_EXERCISE DIRECTIONS_
Say how many lines contain the word "page" and give no other text.
%%
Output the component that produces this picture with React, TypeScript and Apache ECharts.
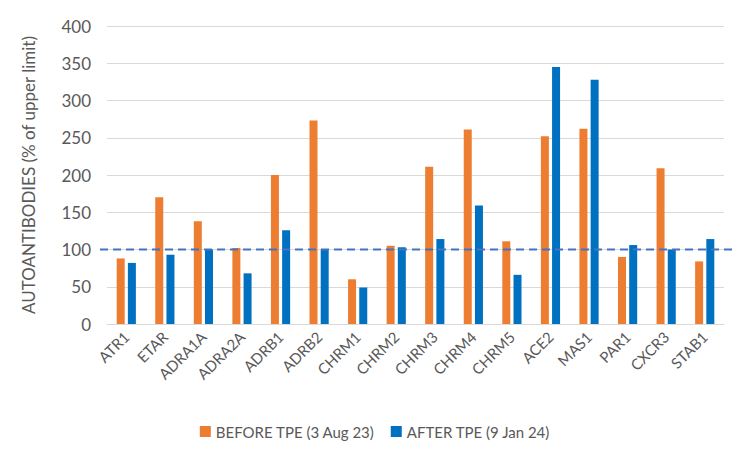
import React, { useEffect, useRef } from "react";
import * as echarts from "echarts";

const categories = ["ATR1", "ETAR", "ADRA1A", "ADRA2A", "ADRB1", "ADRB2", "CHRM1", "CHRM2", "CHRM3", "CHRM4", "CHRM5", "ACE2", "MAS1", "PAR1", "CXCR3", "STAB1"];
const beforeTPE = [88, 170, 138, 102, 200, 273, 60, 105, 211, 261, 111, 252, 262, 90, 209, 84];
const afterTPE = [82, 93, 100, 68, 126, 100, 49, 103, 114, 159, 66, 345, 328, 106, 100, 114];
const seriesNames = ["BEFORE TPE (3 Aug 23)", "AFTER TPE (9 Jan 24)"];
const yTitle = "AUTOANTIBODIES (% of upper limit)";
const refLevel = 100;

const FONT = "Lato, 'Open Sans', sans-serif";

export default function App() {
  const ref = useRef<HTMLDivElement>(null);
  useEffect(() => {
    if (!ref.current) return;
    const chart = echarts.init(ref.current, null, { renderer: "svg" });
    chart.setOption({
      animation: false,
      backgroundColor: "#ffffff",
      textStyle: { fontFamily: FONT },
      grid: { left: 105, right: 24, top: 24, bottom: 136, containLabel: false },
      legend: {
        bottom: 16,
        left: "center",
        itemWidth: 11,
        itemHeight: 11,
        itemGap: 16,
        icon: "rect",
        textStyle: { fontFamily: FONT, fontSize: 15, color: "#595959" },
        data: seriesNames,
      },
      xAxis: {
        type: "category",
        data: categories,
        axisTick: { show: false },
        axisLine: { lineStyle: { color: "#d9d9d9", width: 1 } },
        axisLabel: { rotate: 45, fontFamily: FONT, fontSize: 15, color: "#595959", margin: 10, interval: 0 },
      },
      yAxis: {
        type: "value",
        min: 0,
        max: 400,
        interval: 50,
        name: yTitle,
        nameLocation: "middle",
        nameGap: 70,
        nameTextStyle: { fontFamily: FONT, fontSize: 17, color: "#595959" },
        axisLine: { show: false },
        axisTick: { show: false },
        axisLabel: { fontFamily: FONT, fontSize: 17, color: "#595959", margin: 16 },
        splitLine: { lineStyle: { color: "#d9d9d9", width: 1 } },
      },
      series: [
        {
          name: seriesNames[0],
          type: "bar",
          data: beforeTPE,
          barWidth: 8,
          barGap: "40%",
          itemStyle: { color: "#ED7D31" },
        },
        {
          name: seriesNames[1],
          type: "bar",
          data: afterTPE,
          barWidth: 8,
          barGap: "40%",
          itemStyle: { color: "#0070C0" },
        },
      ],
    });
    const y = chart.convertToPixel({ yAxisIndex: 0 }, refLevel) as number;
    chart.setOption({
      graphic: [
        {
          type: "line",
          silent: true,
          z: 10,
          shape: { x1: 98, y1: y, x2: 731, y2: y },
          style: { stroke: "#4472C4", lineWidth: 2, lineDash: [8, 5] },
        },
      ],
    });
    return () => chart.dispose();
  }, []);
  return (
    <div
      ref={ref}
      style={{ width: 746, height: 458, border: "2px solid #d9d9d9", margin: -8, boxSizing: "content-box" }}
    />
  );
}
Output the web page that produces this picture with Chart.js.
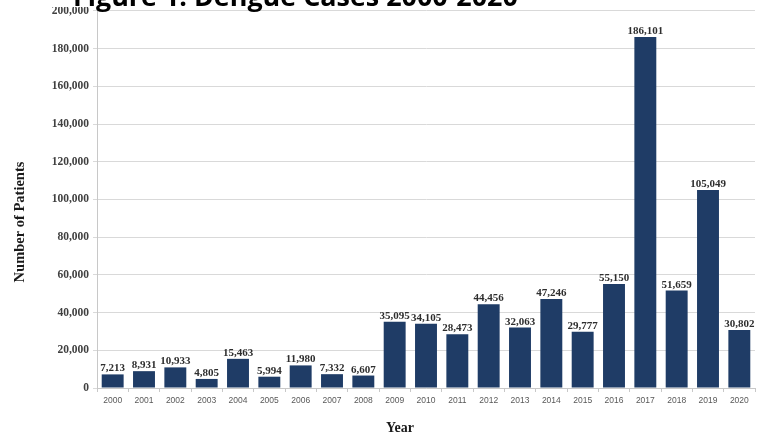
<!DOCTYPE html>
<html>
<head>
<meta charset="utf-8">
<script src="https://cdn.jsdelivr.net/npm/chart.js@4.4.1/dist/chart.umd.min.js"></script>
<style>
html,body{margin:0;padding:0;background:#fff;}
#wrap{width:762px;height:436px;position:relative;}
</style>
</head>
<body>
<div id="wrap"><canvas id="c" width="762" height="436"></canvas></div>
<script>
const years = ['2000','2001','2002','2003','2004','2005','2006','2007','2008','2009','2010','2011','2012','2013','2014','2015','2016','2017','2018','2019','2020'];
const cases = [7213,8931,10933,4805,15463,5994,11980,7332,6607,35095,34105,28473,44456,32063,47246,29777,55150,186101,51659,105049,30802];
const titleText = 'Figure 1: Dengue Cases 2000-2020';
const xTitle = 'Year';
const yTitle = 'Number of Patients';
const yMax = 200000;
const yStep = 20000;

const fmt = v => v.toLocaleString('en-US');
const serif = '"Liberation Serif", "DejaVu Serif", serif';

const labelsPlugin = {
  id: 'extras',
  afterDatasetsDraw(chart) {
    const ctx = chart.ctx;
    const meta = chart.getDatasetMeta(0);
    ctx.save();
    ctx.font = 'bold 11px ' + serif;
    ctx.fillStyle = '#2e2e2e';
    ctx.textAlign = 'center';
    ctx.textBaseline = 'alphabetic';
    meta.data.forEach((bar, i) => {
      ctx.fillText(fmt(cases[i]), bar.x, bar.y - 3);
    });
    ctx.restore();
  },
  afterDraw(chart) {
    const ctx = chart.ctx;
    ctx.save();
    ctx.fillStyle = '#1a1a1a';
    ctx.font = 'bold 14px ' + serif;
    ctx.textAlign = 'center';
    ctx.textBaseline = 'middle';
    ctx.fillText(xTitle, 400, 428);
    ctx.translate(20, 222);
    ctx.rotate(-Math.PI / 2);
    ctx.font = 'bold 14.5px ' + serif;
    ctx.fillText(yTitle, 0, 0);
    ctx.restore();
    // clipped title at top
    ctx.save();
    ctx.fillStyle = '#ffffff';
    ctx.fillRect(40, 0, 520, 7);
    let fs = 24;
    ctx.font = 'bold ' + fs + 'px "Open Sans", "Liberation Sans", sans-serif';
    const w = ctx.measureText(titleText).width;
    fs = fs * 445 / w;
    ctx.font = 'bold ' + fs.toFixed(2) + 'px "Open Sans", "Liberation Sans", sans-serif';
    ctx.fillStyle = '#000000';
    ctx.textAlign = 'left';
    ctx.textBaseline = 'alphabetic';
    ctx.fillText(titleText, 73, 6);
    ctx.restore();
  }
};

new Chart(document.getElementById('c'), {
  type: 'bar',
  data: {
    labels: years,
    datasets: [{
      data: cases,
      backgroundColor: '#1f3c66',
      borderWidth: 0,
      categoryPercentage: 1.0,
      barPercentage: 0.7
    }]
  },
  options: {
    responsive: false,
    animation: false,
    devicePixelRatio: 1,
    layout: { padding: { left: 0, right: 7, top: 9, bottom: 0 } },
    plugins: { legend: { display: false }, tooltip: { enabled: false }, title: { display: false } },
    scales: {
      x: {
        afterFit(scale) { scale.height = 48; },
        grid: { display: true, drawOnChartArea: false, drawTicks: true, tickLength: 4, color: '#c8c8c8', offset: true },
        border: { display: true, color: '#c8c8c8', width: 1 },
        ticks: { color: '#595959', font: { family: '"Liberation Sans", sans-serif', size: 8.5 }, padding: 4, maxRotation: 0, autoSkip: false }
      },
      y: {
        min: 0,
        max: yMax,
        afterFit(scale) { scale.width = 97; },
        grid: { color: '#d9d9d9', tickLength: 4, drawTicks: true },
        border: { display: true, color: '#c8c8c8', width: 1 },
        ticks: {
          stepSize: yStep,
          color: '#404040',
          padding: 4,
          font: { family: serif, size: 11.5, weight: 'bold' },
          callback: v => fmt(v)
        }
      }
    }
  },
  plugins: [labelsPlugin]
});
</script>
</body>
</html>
%%
%%
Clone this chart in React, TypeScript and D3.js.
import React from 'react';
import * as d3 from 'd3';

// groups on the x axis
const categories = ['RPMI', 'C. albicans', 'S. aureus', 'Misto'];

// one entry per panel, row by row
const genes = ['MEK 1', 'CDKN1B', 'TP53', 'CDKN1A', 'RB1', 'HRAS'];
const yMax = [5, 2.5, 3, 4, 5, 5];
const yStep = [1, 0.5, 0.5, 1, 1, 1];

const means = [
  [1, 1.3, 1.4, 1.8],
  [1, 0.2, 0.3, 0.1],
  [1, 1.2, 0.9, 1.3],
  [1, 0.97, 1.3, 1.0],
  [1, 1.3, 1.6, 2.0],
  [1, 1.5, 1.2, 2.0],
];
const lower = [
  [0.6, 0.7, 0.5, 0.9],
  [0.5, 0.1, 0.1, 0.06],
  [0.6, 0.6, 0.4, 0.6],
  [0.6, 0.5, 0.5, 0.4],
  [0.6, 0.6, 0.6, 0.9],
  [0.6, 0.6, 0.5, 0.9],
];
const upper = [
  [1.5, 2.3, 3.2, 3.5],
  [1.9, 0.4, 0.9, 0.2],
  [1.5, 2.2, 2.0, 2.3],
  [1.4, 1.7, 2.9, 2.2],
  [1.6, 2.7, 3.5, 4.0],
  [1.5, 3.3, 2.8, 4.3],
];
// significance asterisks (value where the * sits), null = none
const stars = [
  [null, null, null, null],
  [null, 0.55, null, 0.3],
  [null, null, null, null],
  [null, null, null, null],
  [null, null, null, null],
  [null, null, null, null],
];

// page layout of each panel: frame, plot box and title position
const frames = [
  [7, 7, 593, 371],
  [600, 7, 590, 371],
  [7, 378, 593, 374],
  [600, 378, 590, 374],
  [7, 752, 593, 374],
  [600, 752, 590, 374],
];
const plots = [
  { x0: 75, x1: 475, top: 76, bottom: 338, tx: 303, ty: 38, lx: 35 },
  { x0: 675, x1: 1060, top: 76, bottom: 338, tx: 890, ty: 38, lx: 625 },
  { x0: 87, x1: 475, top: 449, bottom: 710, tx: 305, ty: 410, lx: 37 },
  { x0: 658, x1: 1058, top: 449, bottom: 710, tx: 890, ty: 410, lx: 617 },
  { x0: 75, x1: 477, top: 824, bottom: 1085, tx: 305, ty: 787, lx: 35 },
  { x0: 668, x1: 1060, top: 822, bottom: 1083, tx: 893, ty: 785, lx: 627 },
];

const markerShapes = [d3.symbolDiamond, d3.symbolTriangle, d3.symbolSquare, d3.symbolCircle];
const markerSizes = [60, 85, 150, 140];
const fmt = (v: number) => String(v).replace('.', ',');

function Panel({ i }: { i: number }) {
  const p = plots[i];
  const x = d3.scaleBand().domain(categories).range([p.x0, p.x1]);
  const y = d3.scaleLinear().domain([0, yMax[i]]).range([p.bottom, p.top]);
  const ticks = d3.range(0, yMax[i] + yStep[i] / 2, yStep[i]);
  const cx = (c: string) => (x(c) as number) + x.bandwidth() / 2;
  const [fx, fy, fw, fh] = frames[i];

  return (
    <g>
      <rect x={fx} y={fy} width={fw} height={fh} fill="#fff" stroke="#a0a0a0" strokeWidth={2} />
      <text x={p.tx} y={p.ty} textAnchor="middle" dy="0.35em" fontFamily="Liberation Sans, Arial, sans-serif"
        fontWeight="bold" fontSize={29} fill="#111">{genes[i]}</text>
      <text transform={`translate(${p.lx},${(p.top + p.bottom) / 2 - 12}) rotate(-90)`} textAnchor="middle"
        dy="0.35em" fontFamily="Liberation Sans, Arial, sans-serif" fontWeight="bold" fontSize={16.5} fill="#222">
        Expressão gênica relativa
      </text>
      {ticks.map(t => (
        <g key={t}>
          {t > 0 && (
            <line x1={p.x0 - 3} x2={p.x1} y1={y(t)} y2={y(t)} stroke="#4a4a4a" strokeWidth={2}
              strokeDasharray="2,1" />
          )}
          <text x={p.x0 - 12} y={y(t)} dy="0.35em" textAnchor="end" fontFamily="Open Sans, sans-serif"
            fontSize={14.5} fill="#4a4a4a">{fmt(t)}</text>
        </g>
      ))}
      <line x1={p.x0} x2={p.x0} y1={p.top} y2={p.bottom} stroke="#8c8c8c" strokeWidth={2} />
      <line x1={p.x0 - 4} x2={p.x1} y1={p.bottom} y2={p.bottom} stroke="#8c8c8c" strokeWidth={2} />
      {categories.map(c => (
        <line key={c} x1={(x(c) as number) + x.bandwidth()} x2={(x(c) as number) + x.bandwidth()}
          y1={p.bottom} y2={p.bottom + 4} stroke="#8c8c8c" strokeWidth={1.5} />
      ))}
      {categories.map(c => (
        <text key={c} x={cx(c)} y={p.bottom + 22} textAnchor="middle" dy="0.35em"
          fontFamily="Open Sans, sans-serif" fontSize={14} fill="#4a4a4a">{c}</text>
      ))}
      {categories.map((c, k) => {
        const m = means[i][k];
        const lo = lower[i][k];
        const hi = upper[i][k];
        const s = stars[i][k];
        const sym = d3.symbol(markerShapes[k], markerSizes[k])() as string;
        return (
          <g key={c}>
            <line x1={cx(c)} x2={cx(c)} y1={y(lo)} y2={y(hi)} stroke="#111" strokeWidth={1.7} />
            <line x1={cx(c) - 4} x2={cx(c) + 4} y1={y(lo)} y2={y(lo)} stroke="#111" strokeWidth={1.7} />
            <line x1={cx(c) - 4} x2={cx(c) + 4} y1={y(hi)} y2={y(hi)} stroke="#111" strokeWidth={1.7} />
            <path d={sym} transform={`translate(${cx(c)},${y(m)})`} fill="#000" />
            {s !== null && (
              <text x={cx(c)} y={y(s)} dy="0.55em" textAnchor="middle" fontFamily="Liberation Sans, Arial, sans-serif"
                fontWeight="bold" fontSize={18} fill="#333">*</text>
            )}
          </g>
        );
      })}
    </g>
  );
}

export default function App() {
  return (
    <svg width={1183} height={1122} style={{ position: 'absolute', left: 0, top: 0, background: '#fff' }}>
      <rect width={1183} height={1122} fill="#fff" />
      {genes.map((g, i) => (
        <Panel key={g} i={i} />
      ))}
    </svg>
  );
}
%%
_EXERCISE ANSWER_
2